The city’s authorities are reportedly doing “everything in their power” to stop him being cremated, buried, or laid to rest in any way in the Greater Manchester area, reported the Manchester Evening News on Wednesday.

The public showed their support via Twitter for the council's decision.

Manchester central mosque, which provides Muslim funerals, refused to take the body, British media reported on Wednesday.

A spokesman from the mosque reportedly told the Evening Standard that its executive committee had met and agreed not to inter the remains of Abedi if his family made a request.

Middle East Eye contacted Manchester central mosque but it refused to comment on the reports. 

Abedi detonated his bomb just after the end of a concert by US pop star Ariana Grande in one of Europe's biggest indoor arenas in central Manchester.
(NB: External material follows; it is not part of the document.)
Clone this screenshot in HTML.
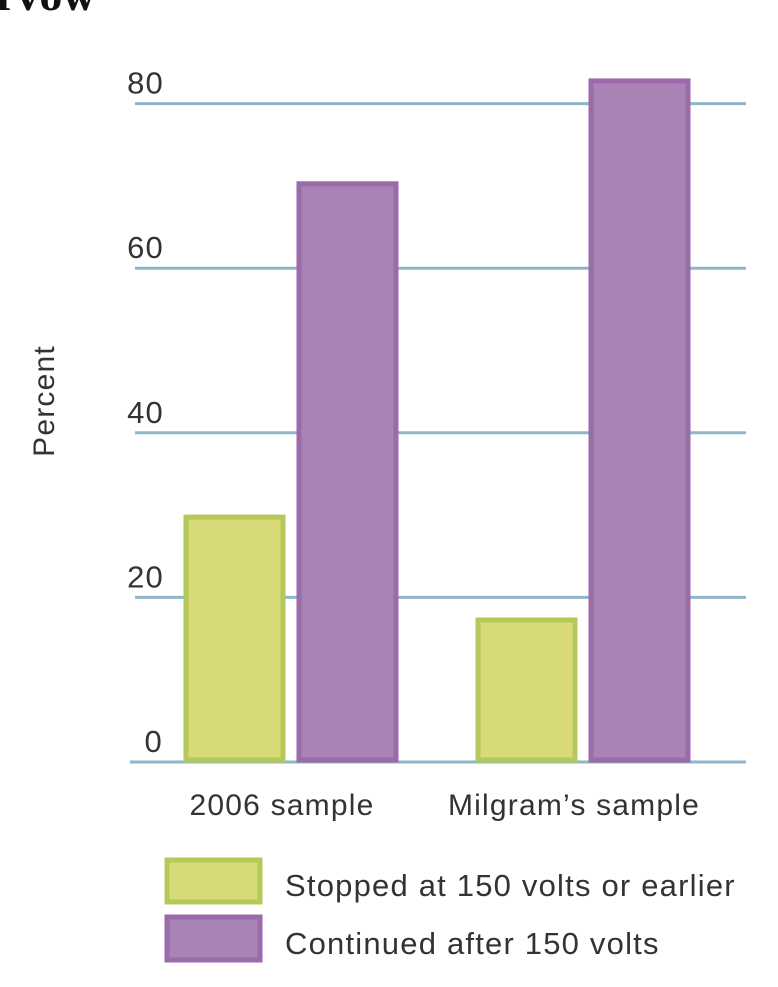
<!DOCTYPE html>
<html><head><meta charset="utf-8"><style>
body{margin:0;width:778px;height:987px;background:#fff;overflow:hidden;position:relative;font-family:"Liberation Sans",sans-serif;}
svg{position:absolute;left:0;top:0}
svg text{letter-spacing:1.2px}
</style></head><body>
<svg width="778" height="987">
<text x="-4" y="10" font-family="Liberation Serif" font-weight="bold" font-size="46" fill="#111" style="letter-spacing:0">rvow</text>
<g id="grid"></g>
<g id="bars"></g>
<text transform="translate(54,401) rotate(-90)" text-anchor="middle" font-size="30" fill="#333">Percent</text>
<g id="cats"></g>
<rect x="167" y="860" width="93" height="42" fill="#d8da78" stroke="#b5c95a" stroke-width="5"/>
<text x="285" y="896" font-size="31" fill="#333">Stopped at 150 volts or earlier</text>
<rect x="167" y="917" width="93" height="43" fill="#a983b5" stroke="#9b6aa9" stroke-width="5"/>
<text x="285" y="954" font-size="31" fill="#333">Continued after 150 volts</text>
</svg>
<script>
const categories=["2006 sample","Milgram\u2019s sample"];
const stopped=[30,17.5];
const continued=[70.5,83];
const ticks=[0,20,40,60,80];
const NS="http://www.w3.org/2000/svg";
const y=v=>762-v*8.23;
const g=document.getElementById('grid'),b=document.getElementById('bars'),c=document.getElementById('cats');
function mk(p,t,a){const e=document.createElementNS(NS,t);for(const k in a)e.setAttribute(k,a[k]);p.appendChild(e);return e;}
ticks.forEach(t=>{
 const l=mk(g,'line',{x1:t===0?130:135,x2:746,y1:y(t),y2:y(t),stroke:'#8fb6c8','stroke-width':3});
 
 
 const tx=mk(g,'text',{x:t===0?163:164,y:y(t)-10,'text-anchor':'end','font-size':31,fill:'#333'});
 tx.textContent=t;
 
 
});
const groupX=[184,476];
categories.forEach((cat,i)=>{
 const x0=groupX[i];
 const r1=mk(b,'rect',{x:x0+2,y:y(stopped[i])+2,width:97,height:y(0)-y(stopped[i])-4,fill:'#d8da78',stroke:'#b5c95a','stroke-width':5});
 
 
 const r2=mk(b,'rect',{x:x0+115,y:y(continued[i])+2,width:97,height:y(0)-y(continued[i])-4,fill:'#a983b5',stroke:'#9b6aa9','stroke-width':5});
 
 
 const t=mk(c,'text',{x:x0+98,y:815,'text-anchor':'middle','font-size':30,fill:'#333'});
 t.textContent=cat;
 
 
});
</script>
</body></html>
Many of the victims were either young concert-goers or parents waiting to take their children home.

A total of 116 people were injured in the attack, by Manchester-born Abedi, a university dropout of Libyan origin, 19 of whom remain in critical condition.

The Islamic State group has claimed the attack.

But British police investigating the attack said on Wednesday that Abedi probably acted alone buying most of the key bomb components himself and many of his actions were carried out alone, 

"Our inquiries show Abedi himself made most of the purchases of the core components," said Russ Jackson, the head of the North West Counter Terrorism Unit. 

"What is becoming apparent is that many of his movements and actions have been carried out alone during the four days from him landing in the country and committing this awful attack."

Meanwhile, a brother of one of the bombing’s victims warned against using the tragedy to demonise immigrants.

Dan Hett and his brother Martyn Hett, who was killed in the bombing, have a Turkish mother.

“The idea that somebody would say, ‘Oh, this is an immigration problem’ frustrates me,” Hett told the Guardian. “How is this an immigration problem? A UK-born terrorist took out, among many other people, my UK-born Turkish brother … In an alternate timeline, the roles could have been reversed.”